The researchers, sentient beings themselves, may have been heartbroken and discouraged, stymied as far as their original research goals, but they managed to make lemonade from these lemons. They published a paper in Australian Field Ornithology reporting on this “altruistic rescue behavior.”   

The only similar behavior in birds reported in the literature was a paper about Seychelles Warblers helping other birds in their social flocks to remove a dangerous kind of sticky seeds from their plumage. Those seeds represent a real danger to the warblers—the Australian Magpies had no previous experience with harnesses to know whether they were dangerous or not. And the researchers could not be certain that the birds actually figured out that one weak point on the harnesses or if they simply chanced upon it while pecking all over.    

Ravens, crows, jays, and magpies in the Americas and Eurasia belong to the family Corvidae. In the same way we humans think our species is the only true intelligent life form on this planet, we Americans think OUR birds, the ones living in North America and Europe, are the most intelligent of birds, so even though scientists and regular people living in Australia have long realized the Australian Magpie has extraordinary intelligence, I hardly ever see Australian Magpies listed with corvids or even with pigeons as among the most intelligent of birds. That may be because a lot of people, including birders, think Australian Magpies are corvids, but they actually belong to the family Artamidae, a family with 24 species, including woodswallows, currawongs, and butcherbirds, found in Australia, the Indo-Pacific region, and Southern Asia.   

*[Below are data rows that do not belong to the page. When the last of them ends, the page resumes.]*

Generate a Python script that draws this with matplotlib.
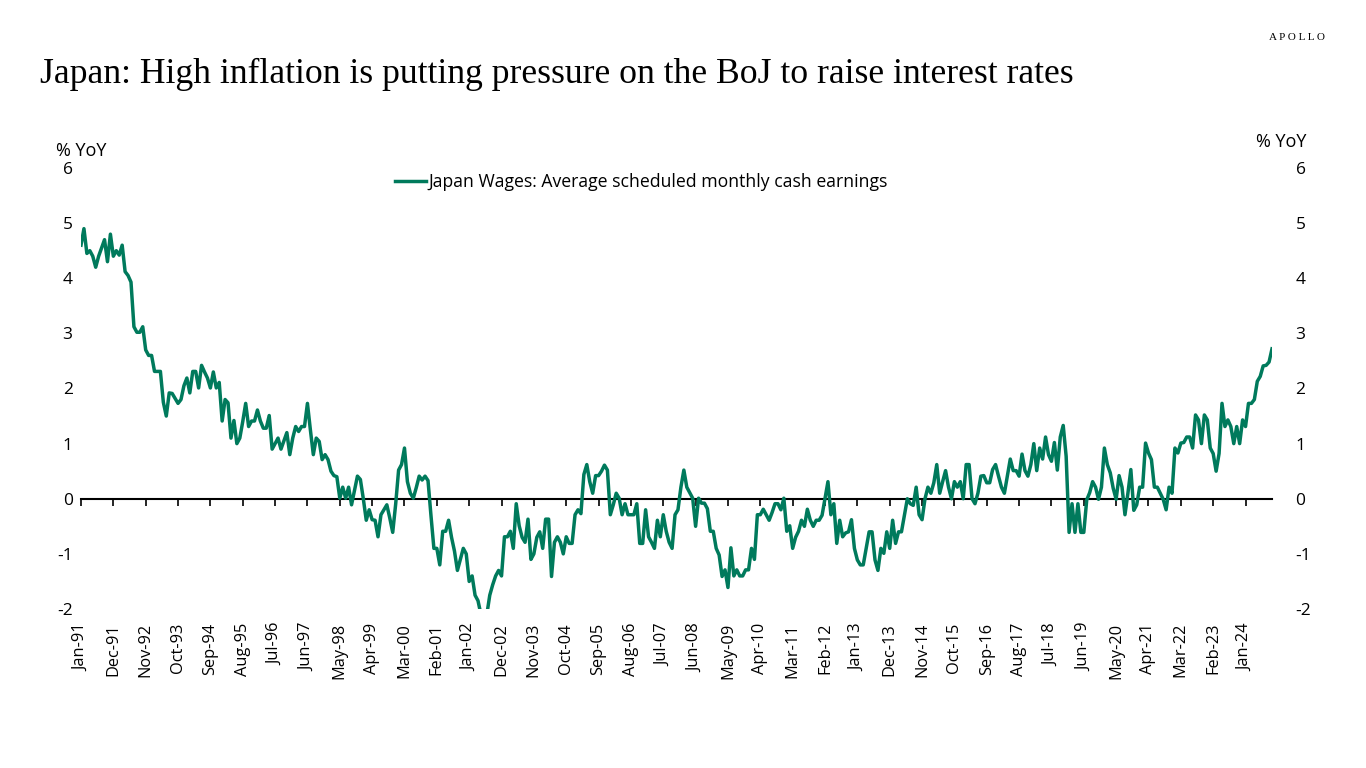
import numpy as np
import pandas as pd
import matplotlib
matplotlib.use("Agg")
import matplotlib.pyplot as plt

# Japan wages, average scheduled monthly cash earnings, % YoY (Jan-91 .. Oct-24)
wages_1991_2000 = [
    4.6, 4.9, 4.45, 4.5, 4.4, 4.2, 4.4, 4.55, 4.7, 4.3, 4.8, 4.4,
    4.5, 4.42, 4.6, 4.12, 4.05, 3.93, 3.12, 3.02, 3.02, 3.12, 2.7, 2.6,
    2.6, 2.31, 2.31, 2.31, 1.75, 1.5, 1.92, 1.91, 1.82, 1.73, 1.8, 2.05,
    2.19, 1.92, 2.31, 2.31, 2.01, 2.42, 2.3, 2.19, 2.01, 2.3, 2.01, 2.11,
    1.41, 1.8, 1.74, 1.1, 1.42, 1.0, 1.1, 1.4, 1.73, 1.31, 1.41, 1.41,
    1.61, 1.41, 1.28, 1.28, 1.51, 0.9, 1.0, 1.1, 0.9, 1.05, 1.2, 0.8,
    1.1, 1.31, 1.22, 1.31, 1.31, 1.73, 1.25, 0.8, 1.1, 1.04, 0.71, 0.8,
    0.71, 0.5, 0.42, 0.4, 0.01, 0.21, 0.01, 0.21, -0.11, 0.15, 0.41, 0.35,
    0.0, -0.39, -0.2, -0.38, -0.39, -0.69, -0.29, -0.2, -0.11, -0.35, -0.61, -0.1,
    0.52, 0.62, 0.92, 0.31, 0.1, 0.01, 0.2, 0.41, 0.34, 0.41, 0.33, -0.3,
]
wages_2001_2010 = [
    -0.9, -0.9, -1.2, -0.59, -0.59, -0.39, -0.7, -0.95, -1.3, -1.1, -0.9, -1.0,
    -1.5, -1.4, -1.75, -1.85, -2.1, -2.2, -2.1, -1.75, -1.56, -1.4, -1.3, -1.4,
    -0.69, -0.69, -0.59, -0.9, -0.09, -0.49, -0.7, -0.79, -0.37, -1.1, -1.0, -0.7,
    -0.6, -0.9, -0.37, -0.37, -1.41, -0.79, -0.69, -0.79, -1.0, -0.69, -0.81, -0.81,
    -0.29, -0.2, -0.27, 0.44, 0.62, 0.31, 0.1, 0.42, 0.42, 0.5, 0.61, 0.52,
    -0.29, -0.11, 0.1, 0.01, -0.29, -0.09, -0.29, -0.29, -0.29, -0.09, -0.81, -0.81,
    -0.2, -0.69, -0.79, -0.9, -0.39, -0.69, -0.29, -0.59, -0.79, -0.9, -0.29, -0.2,
    0.21, 0.52, 0.21, 0.11, 0.01, -0.5, 0.01, -0.08, -0.08, -0.18, -0.59, -0.59,
    -0.9, -1.02, -1.41, -1.29, -1.61, -0.89, -1.4, -1.29, -1.4, -1.4, -1.29, -1.29,
    -0.9, -1.1, -0.29, -0.29, -0.19, -0.29, -0.39, -0.25, -0.09, -0.09, -0.2, 0.01,
]
wages_2011_2024 = [
    -0.59, -0.49, -0.9, -0.7, -0.59, -0.39, -0.5, -0.19, -0.39, -0.5, -0.39, -0.39,
    -0.3, 0.0, 0.31, -0.29, -0.09, -0.81, -0.39, -0.69, -0.62, -0.6, -0.38, -0.9,
    -1.11, -1.2, -1.2, -0.9, -0.6, -0.6, -1.11, -1.3, -0.9, -0.99, -0.6, -0.9,
    -0.39, -0.81, -0.6, -0.6, -0.3, 0.0, -0.09, -0.12, 0.21, -0.29, -0.38, 0.0,
    0.21, 0.1, 0.29, 0.62, 0.1, 0.31, 0.51, 0.21, 0.0, 0.31, 0.21, 0.31,
    0.0, 0.62, 0.62, 0.0, -0.09, 0.1, 0.41, 0.42, 0.29, 0.29, 0.53, 0.62,
    0.41, 0.21, 0.1, 0.41, 0.72, 0.51, 0.51, 0.41, 0.81, 0.51, 0.41, 0.62,
    1.0, 0.51, 0.92, 0.72, 1.12, 0.8, 0.68, 1.02, 0.52, 1.12, 1.33, 0.77,
    -0.61, -0.09, -0.61, -0.09, -0.61, -0.61, -0.02, 0.11, 0.31, 0.21, -0.01, 0.21,
    0.92, 0.62, 0.47, 0.19, -0.01, 0.42, 0.21, -0.29, 0.1, 0.53, -0.21, -0.11,
    0.21, 0.21, 1.01, 0.83, 0.71, 0.21, 0.21, 0.1, -0.01, -0.2, 0.21, 0.1,
    0.92, 0.83, 1.01, 1.02, 1.12, 1.12, 0.92, 1.52, 1.43, 1.0, 1.52, 1.43,
    0.92, 0.82, 0.5, 0.82, 1.73, 1.31, 1.43, 1.31, 1.0, 1.31, 1.0, 1.43,
    1.31, 1.73, 1.73, 1.8, 2.13, 2.22, 2.41, 2.42, 2.48, 2.72,
]
wages = wages_1991_2000 + wages_2001_2010 + wages_2011_2024

months = pd.date_range("1991-01-01", periods=len(wages), freq="MS")
month_labels = [d.strftime("%b-%y") for d in months]
label_step = 11

title = "Japan: High inflation is putting pressure on the BoJ to raise interest rates"
series_name = "Japan Wages: Average scheduled monthly cash earnings"
y_ticks = [-2, -1, 0, 1, 2, 3, 4, 5, 6]

green = "#007A5C"
sans = ["Open Sans", "DejaVu Sans"]
serif = ["Liberation Serif", "DejaVu Serif"]

fig = plt.figure(figsize=(13.66, 7.68), dpi=100)
ax = fig.add_axes([81 / 1366, 1 - 609 / 768, (1272 - 81) / 1366, (609 - 168) / 768])

x = np.arange(len(wages))
ax.plot(x, wages, color=green, lw=2.5, label=series_name, solid_joinstyle="round")

ax.set_xlim(0, len(wages) - 1)
ax.set_ylim(-2, 6)

# category labels at the bottom, rotated
tick_pos = x[::label_step]
ax.set_xticks(tick_pos)
ax.set_xticklabels([month_labels[i] for i in tick_pos], rotation=90,
                   family=sans, fontsize=11.8)
ax.tick_params(axis="x", length=0, pad=10)

ax.set_yticks(y_ticks)
ax.set_yticklabels([str(t) for t in y_ticks], family=sans, fontsize=12.5)
ax.tick_params(axis="y", length=0, pad=6)
for s in ax.spines.values():
    s.set_visible(False)

# zero line with tick marks (secondary axis placed at y=0)
zero_frac = (0 - (-2)) / (6 - (-2))
zax = ax.secondary_xaxis(zero_frac)
zax.set_xticks(tick_pos)
zax.set_xticklabels([])
zax.tick_params(axis="x", direction="out", length=5, width=1.2, color="black")
zax.spines["bottom"].set_linewidth(1.5)
zax.spines["bottom"].set_color("black")

# right-hand axis labels
rax = ax.secondary_yaxis("right")
rax.set_yticks(y_ticks)
rax.set_yticklabels([str(t) for t in y_ticks], family=sans, fontsize=12.5)
rax.tick_params(axis="y", length=0, pad=17)
rax.spines["right"].set_visible(False)

fig.text(81 / 1366, 1 - 151 / 768, "% YoY", family=sans, fontsize=13,
         ha="center", va="center")
fig.text(1281 / 1366, 1 - 142 / 768, "% YoY", family=sans, fontsize=13,
         ha="center", va="center")

leg = ax.legend(loc="center", bbox_to_anchor=(641 / 1366, 1 - 182 / 768),
                bbox_transform=fig.transFigure, frameon=False,
                prop={"family": sans, "size": 12.7}, handlelength=1.8,
                handletextpad=0.1)

fig.text(40 / 1366, 1 - 74 / 768, title, family=serif, fontsize=25.7,
         ha="left", va="center")
fig.text(1297 / 1366, 1 - 38 / 768, "A P O L L O", family=serif, fontsize=8,
         ha="center", va="center")

fig.savefig("out.png", dpi=100, facecolor="white")
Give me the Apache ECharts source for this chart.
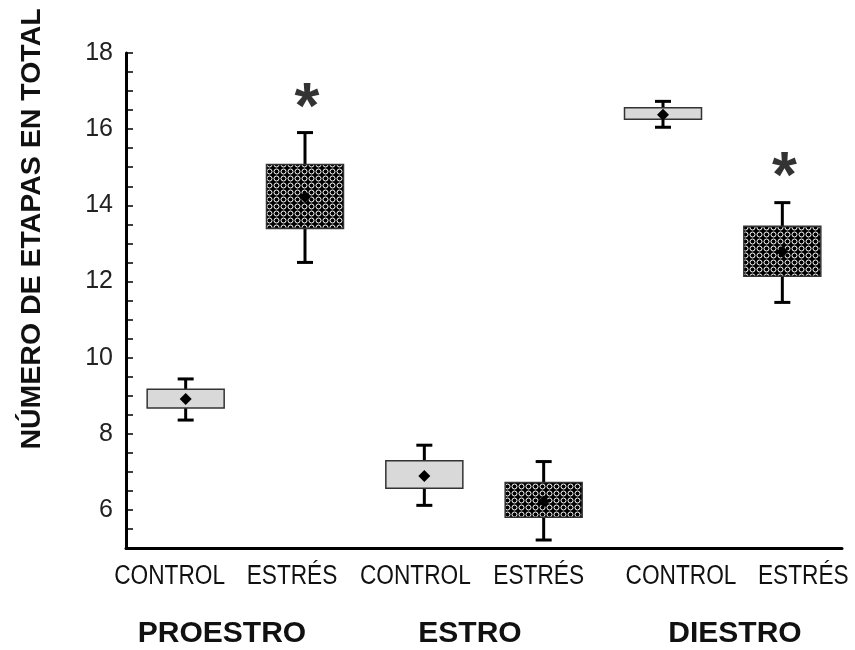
<!DOCTYPE html>
<html>
<head>
<meta charset="utf-8">
<script src="https://cdn.jsdelivr.net/npm/echarts@6/dist/echarts.min.js"></script>
<style>
html,body{margin:0;padding:0;background:#fff;}
#chart{width:855px;height:650px;}
</style>
</head>
<body>
<div id="chart"></div>
<script>
// ---- data ----
const categories = ['CONTROL', 'ESTRÉS', 'CONTROL', 'ESTRÉS', 'CONTROL', 'ESTRÉS'];
const groups = ['PROESTRO', 'ESTRO', 'DIESTRO'];
const whiskerLow  = [8.36, 12.50, 6.12, 5.21, 16.05, 11.45];
const boxLow      = [8.68, 13.39, 6.57, 5.81, 16.26, 12.14];
const means       = [8.91, 14.22, 6.89, 6.22, 16.38, 12.78];
const boxHigh     = [9.17, 15.07, 7.29, 6.72, 16.56, 13.45];
const whiskerHigh = [9.44, 15.91, 7.70, 7.27, 16.73, 14.07];
const asteriskAt  = [null, 16.85, null, null, null, 15.05];
const yTickLabels = [6, 8, 10, 12, 14, 16, 18];
const yTitle = 'NÚMERO DE ETAPAS EN TOTAL';

// ---- styles ----
const labelShift = [-16, -13, -9, -5, 18, 21];   // horizontal nudge of category labels (px)

function makePattern() {
  const c = document.createElement('canvas');
  c.width = 7; c.height = 7;
  const g = c.getContext('2d');
  g.fillStyle = '#000';
  g.fillRect(0, 0, 7, 7);
  g.strokeStyle = '#fff';
  g.lineWidth = 1;
  g.beginPath();
  g.arc(3.5, 3.5, 2.5, 0, Math.PI * 2);
  g.stroke();
  return c;
}
const stressFill = { image: makePattern(), repeat: 'repeat' };
const controlFill = '#d9d9d9';

const boxData = categories.map((c, i) => [i, whiskerLow[i], boxLow[i], means[i], boxHigh[i], whiskerHigh[i]]);
const labelData = categories.map((c, i) => [i, 5]);
const starData = [];
asteriskAt.forEach((v, i) => { if (v != null) starData.push([i, v]); });

function renderBox(params, api) {
  const i = api.value(0);
  const wl = api.coord([i, api.value(1)]);
  const bl = api.coord([i, api.value(2)]);
  const m  = api.coord([i, api.value(3)]);
  const bh = api.coord([i, api.value(4)]);
  const wh = api.coord([i, api.value(5)]);
  const x = wl[0];
  const bw = 77;
  const cap = 16;
  const isStress = i % 2 === 1;
  const lineStyle = { stroke: '#000', lineWidth: 3 };
  const d = 6;
  return {
    type: 'group',
    children: [
      { type: 'line', shape: { x1: x, y1: wl[1], x2: x, y2: wh[1] }, style: lineStyle },
      { type: 'line', shape: { x1: x - cap / 2, y1: wl[1], x2: x + cap / 2, y2: wl[1] }, style: lineStyle },
      { type: 'line', shape: { x1: x - cap / 2, y1: wh[1], x2: x + cap / 2, y2: wh[1] }, style: lineStyle },
      { type: 'rect', shape: { x: x - bw / 2, y: bh[1], width: bw, height: bl[1] - bh[1] },
        style: { fill: isStress ? stressFill : controlFill, stroke: '#333', lineWidth: 1.5 } },
      { type: 'polygon', shape: { points: [[x, m[1] - d], [x + d, m[1]], [x, m[1] + d], [x - d, m[1]]] },
        style: { fill: '#000' } }
    ]
  };
}

function renderLabel(params, api) {
  const i = api.value(0);
  const p = api.coord([i, api.value(1)]);
  return {
    type: 'text',
    x: p[0] + labelShift[i],
    y: p[1] + 29,
    scaleX: 0.84,
    style: { text: categories[i], fontFamily: 'Liberation Sans', fontSize: 27, fill: '#111',
             textAlign: 'center', textVerticalAlign: 'middle' }
  };
}

const chart = echarts.init(document.getElementById('chart'), null, { renderer: 'canvas' });
chart.setOption({
  animation: false,
  backgroundColor: '#fff',
  grid: { left: 126, right: 13, top: 53, bottom: 102 },
  xAxis: {
    type: 'category',
    data: categories,
    boundaryGap: true,
    axisLine: { lineStyle: { color: '#000', width: 3 } },
    axisTick: { inside: true, alignWithLabel: true, length: 6, lineStyle: { color: '#000', width: 1.5 } },
    axisLabel: { show: false },
    splitLine: { show: false }
  },
  yAxis: {
    type: 'value',
    min: 5, max: 18, interval: 0.5,
    axisLine: { show: true, lineStyle: { color: '#000', width: 3 } },
    axisTick: { show: true, inside: true, length: 7, lineStyle: { color: '#000', width: 1.5 } },
    axisLabel: {
      color: '#222', fontFamily: 'Liberation Sans', fontSize: 25, margin: 13,
      formatter: v => (yTickLabels.indexOf(v) >= 0 ? String(v) : '')
    },
    splitLine: { show: false }
  },
  graphic: [
    { type: 'text', x: 32, y: 229, rotation: Math.PI / 2,
      style: { text: yTitle, fontFamily: 'Liberation Sans', fontWeight: 'bold', fontSize: 28.5, fill: '#111', textAlign: 'center', textVerticalAlign: 'middle' } },
    { type: 'text', x: 222, y: 634, style: { text: groups[0], fontFamily: 'Liberation Sans', fontWeight: 'bold', fontSize: 30, fill: '#111', textAlign: 'center', textVerticalAlign: 'middle' } },
    { type: 'text', x: 470, y: 634, style: { text: groups[1], fontFamily: 'Liberation Sans', fontWeight: 'bold', fontSize: 30, fill: '#111', textAlign: 'center', textVerticalAlign: 'middle' } },
    { type: 'text', x: 735, y: 634, style: { text: groups[2], fontFamily: 'Liberation Sans', fontWeight: 'bold', fontSize: 30, fill: '#111', textAlign: 'center', textVerticalAlign: 'middle' } }
  ],
  series: [
    { type: 'custom', renderItem: renderBox, data: boxData, encode: { x: 0, y: [1, 2, 3, 4, 5] }, z: 3 },
    { type: 'custom', renderItem: renderLabel, data: labelData, encode: { x: 0, y: 1 }, z: 3, clip: false },
    { type: 'scatter', data: starData, symbolSize: 0, z: 4,
      label: { show: true, position: 'inside', formatter: '*', fontFamily: 'Liberation Sans', fontWeight: 'bold', fontSize: 64, color: '#000', offset: [2, 14] } }
  ]
});
</script>
</body>
</html>
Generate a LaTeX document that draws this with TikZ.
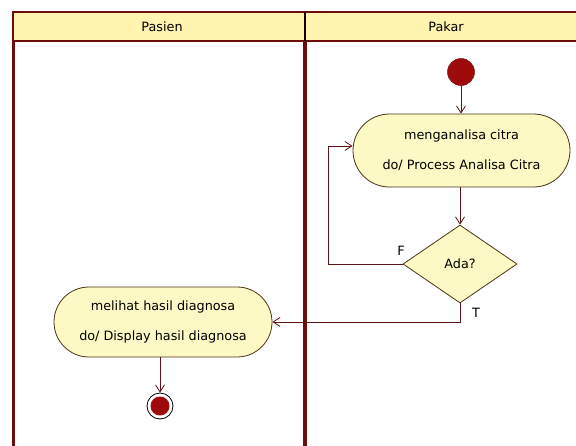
\documentclass[tikz,border=0pt]{standalone}
\usepackage{fontspec}
\setmainfont{DejaVu Sans}
\usetikzlibrary{shapes.misc,shapes.geometric,arrows.meta}
\definecolor{lane}{HTML}{6E0B0B}
\definecolor{headfill}{HTML}{FFF4B0}
\definecolor{actfill}{HTML}{FDF9C4}
\definecolor{actline}{HTML}{4A3418}
\definecolor{flow}{HTML}{5C1414}
\definecolor{dot}{HTML}{9E0A0A}
\tikzset{
  txt/.style={font=\fontsize{12.8}{14}\selectfont, text=black},
  activity/.style={rounded rectangle, draw=actline, line width=0.8pt, fill=actfill,
    align=center, inner sep=0pt, font=\fontsize{12.8}{30}\selectfont},
  decision/.style={diamond, draw=actline, line width=0.8pt, fill=actfill,
    inner sep=0pt, font=\fontsize{12.8}{14}\selectfont},
  startdot/.style={circle, fill=dot, draw=lane, line width=0.5pt,
    minimum size=27pt, inner sep=0pt},
  enddot/.style={circle, draw=black, line width=0.8pt, minimum size=26pt, inner sep=0pt},
  flowline/.style={draw=flow, line width=0.9pt,
    -{Straight Barb[length=7pt,width=9pt,line width=0.8pt]}},
  lanerule/.style={draw=lane, line width=3.5pt},
}
\begin{document}
\begin{tikzpicture}[x=1pt,y=-1pt]
\useasboundingbox (0,0) rectangle (576,445);
\fill[white] (0,0) rectangle (576,445);

% swimlane headers
\fill[headfill] (13,12) rectangle (580,41);
\draw[draw=lane, line width=2pt] (580,12) -- (13,12) -- (13,41) -- (580,41);
\draw[draw=black!80!lane, line width=1.5pt] (305,12) -- (305,41);
\node[txt] (lanea) at (162,27) {Pasien};
\node[txt] (laneb) at (446,27) {Pakar};

% swimlane rules
\draw[lanerule, line width=3pt] (13,41) -- (13,446);
\draw[lanerule] (305,41) -- (305,446);

% activity nodes
\node[startdot] (start) at (461,72) {};
\node[activity, minimum width=217pt, minimum height=73pt] (act1) at (461.5,150.5)
  {menganalisa citra\\do/ Process Analisa Citra};
\node[decision, minimum width=114pt, minimum height=78pt] (dec) at (460,264) {Ada?};
\node[activity, minimum width=218pt, minimum height=70pt] (act2) at (163,322)
  {melihat hasil diagnosa\\do/ Display hasil diagnosa};
\node[enddot] (stop) at (160,406) {};
\fill[dot] (stop.center) circle (9.5pt);

% guard labels
\node[txt] (gf) at (401,251) {F};
\node[txt] (gt) at (476,313) {T};

% control flows
\coordinate (loop) at (328,146);
\draw[flowline] (start) -- (act1.north -| start);
\draw[flowline] (act1.south -| dec) -- (dec.north);
\draw[flowline] (dec.west) -| (loop) -- (act1.west |- loop);
\draw[flowline] (dec.south) |- (act2.east);
\draw[flowline] (act2.south -| stop) -- (stop.north);
\end{tikzpicture}
\end{document}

Australian Magpies have long been famous for their mischievous attacks on humans—they’re able to recognize up to 30 different human faces and they exhibit a very long memory—one researcher disliked by a magpie left the area for 15 years, but he was attacked immediately upon his return. We know our crows can differentiate and remember quite a few people, too, but unlike our corvids’ raspy and squawky vocalizations, the Australian Magpie song is both beautiful and extraordinarily complex. (You can listen to recordings on Xeno-Canto here.).  

I love that these astonishingly cool birds so perfectly combine brains with handsome plumage and bearing and vocal beauty. I doubt if I’ll ever get to Australia to see them, but my life is richer for living on the same planet with them.